→ **What you need to do**
Make an exact copy of the lines, leaving the pictures out.

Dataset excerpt
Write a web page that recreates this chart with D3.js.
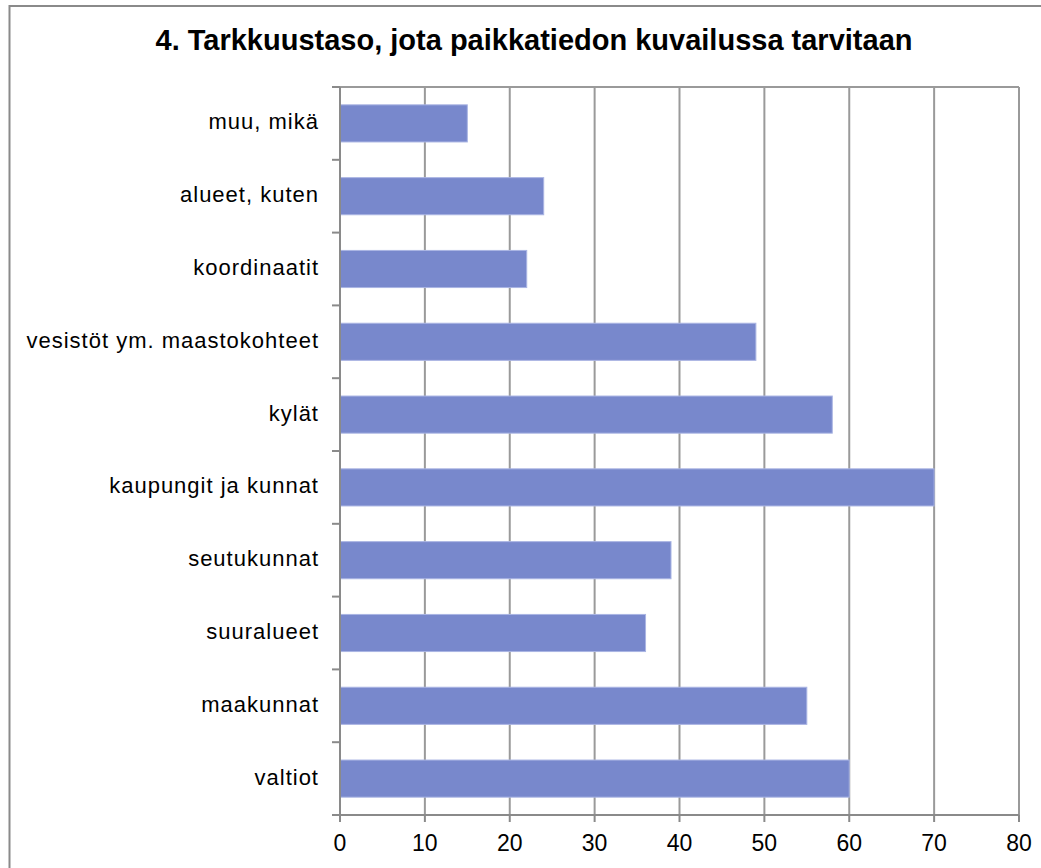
<!DOCTYPE html>
<html><head><meta charset="utf-8">
<script src="https://cdn.jsdelivr.net/npm/d3@7"></script>
<style>html,body{margin:0;padding:0;background:#fff;}svg{display:block;}</style>
</head><body>
<script>
const title = "4. Tarkkuustaso, jota paikkatiedon kuvailussa tarvitaan";
const categories = ["muu, mikä","alueet, kuten","koordinaatit","vesistöt ym. maastokohteet","kylät","kaupungit ja kunnat","seutukunnat","suuralueet","maakunnat","valtiot"];
const values = [15,24,22,49,58,70,39,36,55,60];
const xTicks = [0,10,20,30,40,50,60,70,80];

const W = 1041, H = 868;
const FONT = "Liberation Sans, Arial, sans-serif";
const svg = d3.select("body").append("svg").attr("width", W).attr("height", H);
svg.append("rect").attr("width", W).attr("height", H).attr("fill", "#fff");
// outer border
svg.append("path").attr("d", `M9.5,${H+5} V6 H${W+5}`).attr("fill","none").attr("stroke","#8a8a8a").attr("stroke-width",2);

svg.append("text").attr("x", 534).attr("y", 50).attr("text-anchor","middle")
  .attr("font-family",FONT).attr("font-weight","bold")
  .attr("font-size",29).attr("fill","#000").text(title);

const L = 340, R = 1019, T = 87, B = 815;
const x = d3.scaleLinear().domain([0,80]).range([L,R]);
const y = d3.scaleBand().domain(categories).range([T,B]).paddingInner(0.49).paddingOuter(0.245);
const yb = d3.scaleBand().domain(categories).range([T,B]);

// gridlines
svg.append("g").selectAll("line").data(xTicks.slice(1)).join("line")
  .attr("x1", d=>x(d)).attr("x2", d=>x(d)).attr("y1", T).attr("y2", B)
  .attr("stroke","#9a9a9a").attr("stroke-width",2);
// top border
svg.append("line").attr("x1", L).attr("x2", R).attr("y1", T).attr("y2", T).attr("stroke","#9a9a9a").attr("stroke-width",2);

// bars
svg.append("g").selectAll("rect").data(categories).join("rect")
  .attr("x", x(0)).attr("y", d=>y(d)).attr("width", (d,i)=>x(values[i])-x(0)).attr("height", y.bandwidth())
  .attr("fill","#7888cc").attr("stroke","#aab5e3").attr("stroke-width",1);

// y axis
const yAxisG = svg.append("g");
yAxisG.append("line").attr("x1",L).attr("x2",L).attr("y1",T).attr("y2",B+7).attr("stroke","#8a8a8a").attr("stroke-width",2);
const bounds = categories.map(c=>yb(c)).concat([B]);
yAxisG.selectAll("line.tk").data(bounds).join("line").attr("class","tk")
  .attr("x1",L-8).attr("x2",L).attr("y1",d=>d).attr("y2",d=>d).attr("stroke","#8a8a8a").attr("stroke-width",2);
yAxisG.selectAll("text").data(categories).join("text")
  .attr("x", 319).attr("y", d=>yb(d)+yb.bandwidth()/2 + 6).attr("text-anchor","end")
  .attr("font-family",FONT).attr("font-size",22).attr("letter-spacing","1px").attr("fill","#000").text(d=>d);

// x axis
const xAxisG = svg.append("g");
xAxisG.append("line").attr("x1",L-8).attr("x2",R).attr("y1",B).attr("y2",B).attr("stroke","#8a8a8a").attr("stroke-width",2);
xAxisG.selectAll("line.tk").data(xTicks).join("line").attr("class","tk")
  .attr("x1",d=>x(d)).attr("x2",d=>x(d)).attr("y1",B).attr("y2",B+7).attr("stroke","#8a8a8a").attr("stroke-width",2);
xAxisG.selectAll("text").data(xTicks).join("text")
  .attr("x", d=>x(d)).attr("y", 851).attr("text-anchor","middle")
  .attr("font-family",FONT).attr("font-size",23).attr("fill","#000").text(d=>d);
</script>
</body></html>
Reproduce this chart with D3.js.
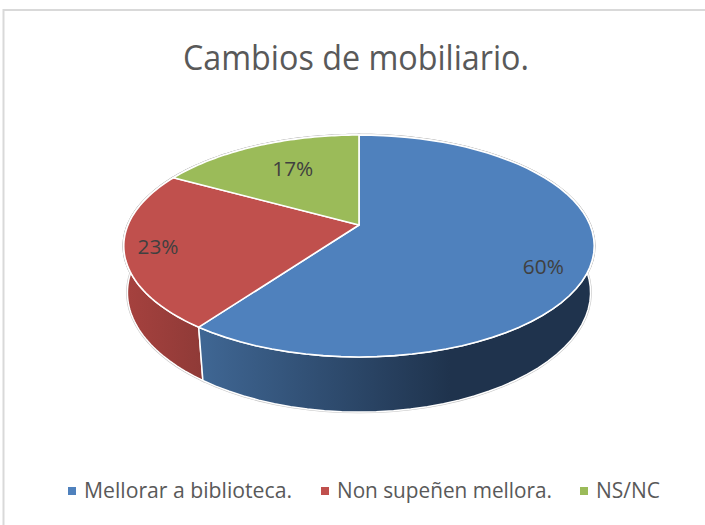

→ **Reply to the task**
Write a web page that recreates this chart with D3.js.
<!DOCTYPE html>
<html><head><meta charset="utf-8">
<script src="https://cdn.jsdelivr.net/npm/d3@7"></script>
<style>html,body{margin:0;padding:0;background:#fff;}svg{display:block;}</style>
</head><body>
<script>
const title = "4. Tarkkuustaso, jota paikkatiedon kuvailussa tarvitaan";
const categories = ["muu, mikä","alueet, kuten","koordinaatit","vesistöt ym. maastokohteet","kylät","kaupungit ja kunnat","seutukunnat","suuralueet","maakunnat","valtiot"];
const values = [15,24,22,49,58,70,39,36,55,60];
const xTicks = [0,10,20,30,40,50,60,70,80];

const W = 1041, H = 868;
const FONT = "Liberation Sans, Arial, sans-serif";
const svg = d3.select("body").append("svg").attr("width", W).attr("height", H);
svg.append("rect").attr("width", W).attr("height", H).attr("fill", "#fff");
// outer border
svg.append("path").attr("d", `M9.5,${H+5} V6 H${W+5}`).attr("fill","none").attr("stroke","#8a8a8a").attr("stroke-width",2);

svg.append("text").attr("x", 534).attr("y", 50).attr("text-anchor","middle")
  .attr("font-family",FONT).attr("font-weight","bold")
  .attr("font-size",29).attr("fill","#000").text(title);

const L = 340, R = 1019, T = 87, B = 815;
const x = d3.scaleLinear().domain([0,80]).range([L,R]);
const y = d3.scaleBand().domain(categories).range([T,B]).paddingInner(0.49).paddingOuter(0.245);
const yb = d3.scaleBand().domain(categories).range([T,B]);

// gridlines
svg.append("g").selectAll("line").data(xTicks.slice(1)).join("line")
  .attr("x1", d=>x(d)).attr("x2", d=>x(d)).attr("y1", T).attr("y2", B)
  .attr("stroke","#9a9a9a").attr("stroke-width",2);
// top border
svg.append("line").attr("x1", L).attr("x2", R).attr("y1", T).attr("y2", T).attr("stroke","#9a9a9a").attr("stroke-width",2);

// bars
svg.append("g").selectAll("rect").data(categories).join("rect")
  .attr("x", x(0)).attr("y", d=>y(d)).attr("width", (d,i)=>x(values[i])-x(0)).attr("height", y.bandwidth())
  .attr("fill","#7888cc").attr("stroke","#aab5e3").attr("stroke-width",1);

// y axis
const yAxisG = svg.append("g");
yAxisG.append("line").attr("x1",L).attr("x2",L).attr("y1",T).attr("y2",B+7).attr("stroke","#8a8a8a").attr("stroke-width",2);
const bounds = categories.map(c=>yb(c)).concat([B]);
yAxisG.selectAll("line.tk").data(bounds).join("line").attr("class","tk")
  .attr("x1",L-8).attr("x2",L).attr("y1",d=>d).attr("y2",d=>d).attr("stroke","#8a8a8a").attr("stroke-width",2);
yAxisG.selectAll("text").data(categories).join("text")
  .attr("x", 319).attr("y", d=>yb(d)+yb.bandwidth()/2 + 6).attr("text-anchor","end")
  .attr("font-family",FONT).attr("font-size",22).attr("letter-spacing","1px").attr("fill","#000").text(d=>d);

// x axis
const xAxisG = svg.append("g");
xAxisG.append("line").attr("x1",L-8).attr("x2",R).attr("y1",B).attr("y2",B).attr("stroke","#8a8a8a").attr("stroke-width",2);
xAxisG.selectAll("line.tk").data(xTicks).join("line").attr("class","tk")
  .attr("x1",d=>x(d)).attr("x2",d=>x(d)).attr("y1",B).attr("y2",B+7).attr("stroke","#8a8a8a").attr("stroke-width",2);
xAxisG.selectAll("text").data(xTicks).join("text")
  .attr("x", d=>x(d)).attr("y", 851).attr("text-anchor","middle")
  .attr("font-family",FONT).attr("font-size",23).attr("fill","#000").text(d=>d);
</script>
</body></html>
Reproduce this chart with D3.js.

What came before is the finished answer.